While the internet plays an increasingly central role in our world, the level of funding flowing to digital equity causes has been fairly constant over the past decade.
Taking three-year averages, large foundations awarded an annual average of $15.6 million from 2011 to 2013, $11.3 million from 2014 to 2016, and $20 million from 2017 to 2019. That’s a slight increase in grant dollars across a decade in which applying for jobs, benefits, and bank accounts became an online task, remote work went from being a niche to a norm, and schooling and health care were digitalized. In other words, while the costs of being on the wrong side of the digital divide escalated dramatically, the funding to close it barely moved.
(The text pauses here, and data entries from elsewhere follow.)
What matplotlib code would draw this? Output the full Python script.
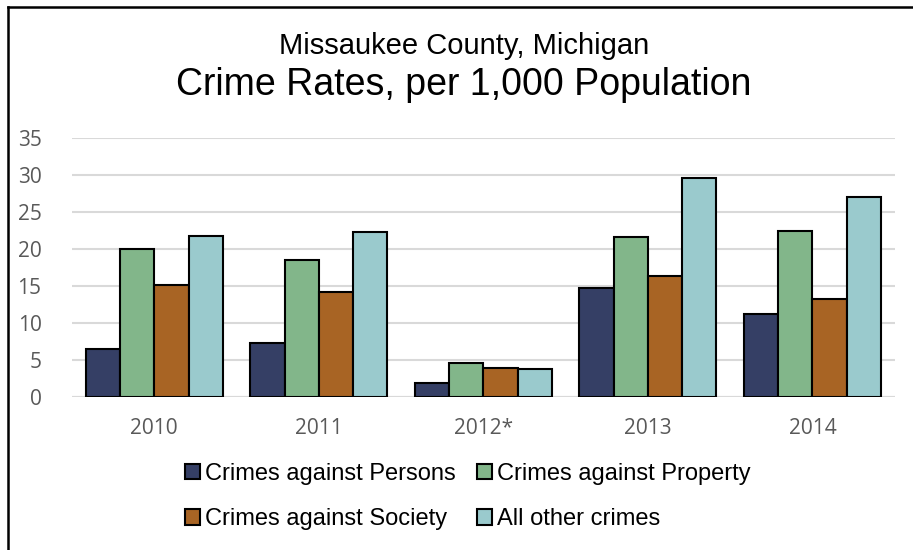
import numpy as np
import matplotlib.pyplot as plt
from matplotlib.lines import Line2D

# data
years = ['2010', '2011', '2012*', '2013', '2014']
persons = [6.4, 7.2, 1.9, 14.7, 11.2]
property_ = [19.9, 18.5, 4.5, 21.6, 22.4]
society = [15.1, 14.2, 3.9, 16.3, 13.2]
other = [21.7, 22.2, 3.7, 29.5, 27.0]
series_names = ['Crimes against Persons', 'Crimes against Property',
                'Crimes against Society', 'All other crimes']
colors = ['#353f65', '#82b68a', '#a86424', '#9acacd']

textfont = ['Liberation Sans', 'DejaVu Sans']
tickfont = ['Open Sans', 'DejaVu Sans']

fig = plt.figure(figsize=(9.13, 5.5), dpi=100)
ax = fig.add_axes([0.0789, 0.2787, 0.9011, 0.4709])

x = np.arange(len(years))
w = 0.208
all_series = [persons, property_, society, other]
bars = []
for i, vals in enumerate(all_series):
    b = ax.bar(x + (i - 1.5) * w, vals, w, color=colors[i], edgecolor='black',
               linewidth=1.5, label=series_names[i], zorder=3)
    bars.append(b)

ax.set_xlim(-0.5, 4.5)
ax.set_ylim(0, 35)
ax.set_yticks(range(0, 36, 5))
ax.set_xticks(x)
ax.set_xticklabels(years)
ax.grid(axis='y', color='#d9d9d9', linewidth=1.5, zorder=0)
for s in ax.spines.values():
    s.set_visible(False)
ax.axhline(0, color='#d9d9d9', linewidth=1.5, zorder=2)
ax.tick_params(length=0, labelcolor='#595959', labelsize=15)
ax.tick_params(axis='y', pad=22)
ax.tick_params(axis='x', pad=15)
for lab in ax.get_xticklabels() + ax.get_yticklabels():
    lab.set_family(tickfont)

fig.text(0.508, 0.916, 'Missaukee County, Michigan', ha='center', va='center',
         fontsize=21, family=textfont)
fig.text(0.508, 0.845, 'Crime Rates, per 1,000 Population', ha='center',
         va='center', fontsize=27, family=textfont)

# legend laid out row-wise like the original
order = [0, 2, 1, 3]
fig.legend([bars[k] for k in order], [series_names[k] for k in order], ncol=2,
           loc='center', bbox_to_anchor=(0.512, 0.097), frameon=False,
           prop={'family': textfont, 'size': 17},
           handlelength=0.65, handleheight=0.65, handletextpad=0.2,
           columnspacing=0.9, labelspacing=1.0)

# chart border (only top and left edges visible in the crop)
fig.add_artist(Line2D([0.00876, 1.0], [0.9873, 0.9873], color='black',
                      linewidth=1.8, transform=fig.transFigure))
fig.add_artist(Line2D([0.00876, 0.00876], [0.0, 0.9873], color='black',
                      linewidth=1.8, transform=fig.transFigure))

fig.savefig('out.png', dpi=100)
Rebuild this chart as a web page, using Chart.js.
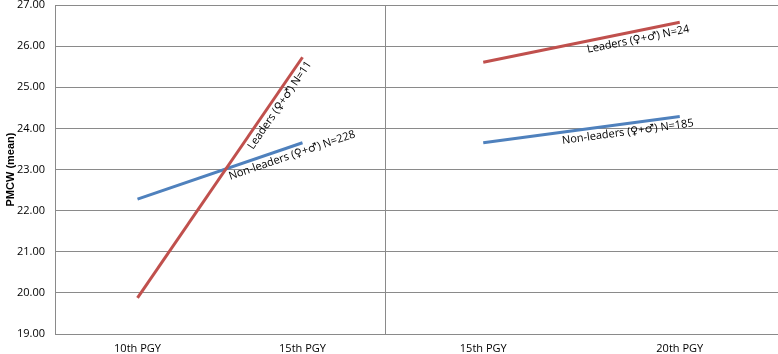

One caveat: because our dataset ends in 2020, this analysis does not account for the increase in funding to get people connected as the internet became a lifeline during the pandemic. Anecdotally, we know there was more funding for the digital divide–primarily for important but short-term solutions like hotspots. With all that at stake, we must use the renewed focus on the issue as a springboard for progress.
A 1 percent funding target to transform broadband in America
The philanthropic sector should consider scaling giving to close the digital divide from 0.05 percent of total grantmaking to 1 percent. It’s a big increase but from a small base. An investment on this scale would help ensure that all individuals and communities across the U.S. have the internet connectivity, digital tools, and skills they need to thrive in today’s world.
Funding for digital equity is catalytic and cross-cutting. It would help create jobs and grow businesses; make health care more efficient; create new opportunities for learning and personal development; and help government and businesses run services more effectively. Increased digital equity giving would help civil society organizations working across a range of issues deliver on their mission.
Broadening the funding pool
Meeting this 1 percent target will require many more organizations to include digital equity investments in their portfolio. Today, funding currently comes from a concentrated pool of foundations. Between 2018-2020, the top 10 digital equity funders contributed half of all dollars—$58.3 million. More than a third of this came from the Ford Foundation alone, which gave $20.8 million across 41 grants. As more foundations understand digital equity as intersecting with their priority issues, we can bring more funders to the table to fund connectivity.
Now is the time to get involved
Philanthropy has never had more opportunity to make a positive impact. The U.S. government is about to deploy $42 billion to expand broadband through the Broadband Equity, Access, and Deployment (BEAD) Program. Experience tells us that without civil society playing an active role, these funds are unlikely to get to the communities that need them most.
Funders have a role to play. Here are two key ways to help:
1. Provide matching grants. To win BEAD funding, communities must contribute a 25 percent match. The communities most in need rarely have that money to hand. Foundations can provide grants and other finance to help their communities overcome this barrier.
2. Fund digital equity master plans. To bring broadband to their area, communities need to create a broadband plan with the technical, financial, and market analysis to prove that a network is viable. They won’t get BEAD funding without one. Funders can finance these plans and ensure their communities are fully prepared to put in a strong BEAD application.
Stepping up support for this issue does not require foundations to become dedicated digital equity funders. Nor do they necessarily need to develop deep competency on digital issues. But they must understand how the digital divide impacts their goals and work with organizations that have the knowledge, programs, and relationships to get communities connected.
At this moment, funders have an unparalleled opportunity to shape the state of broadband in America, play a major role in closing the digital divide, and enable more progress across the many urgent issues we face. Together, we can get it done.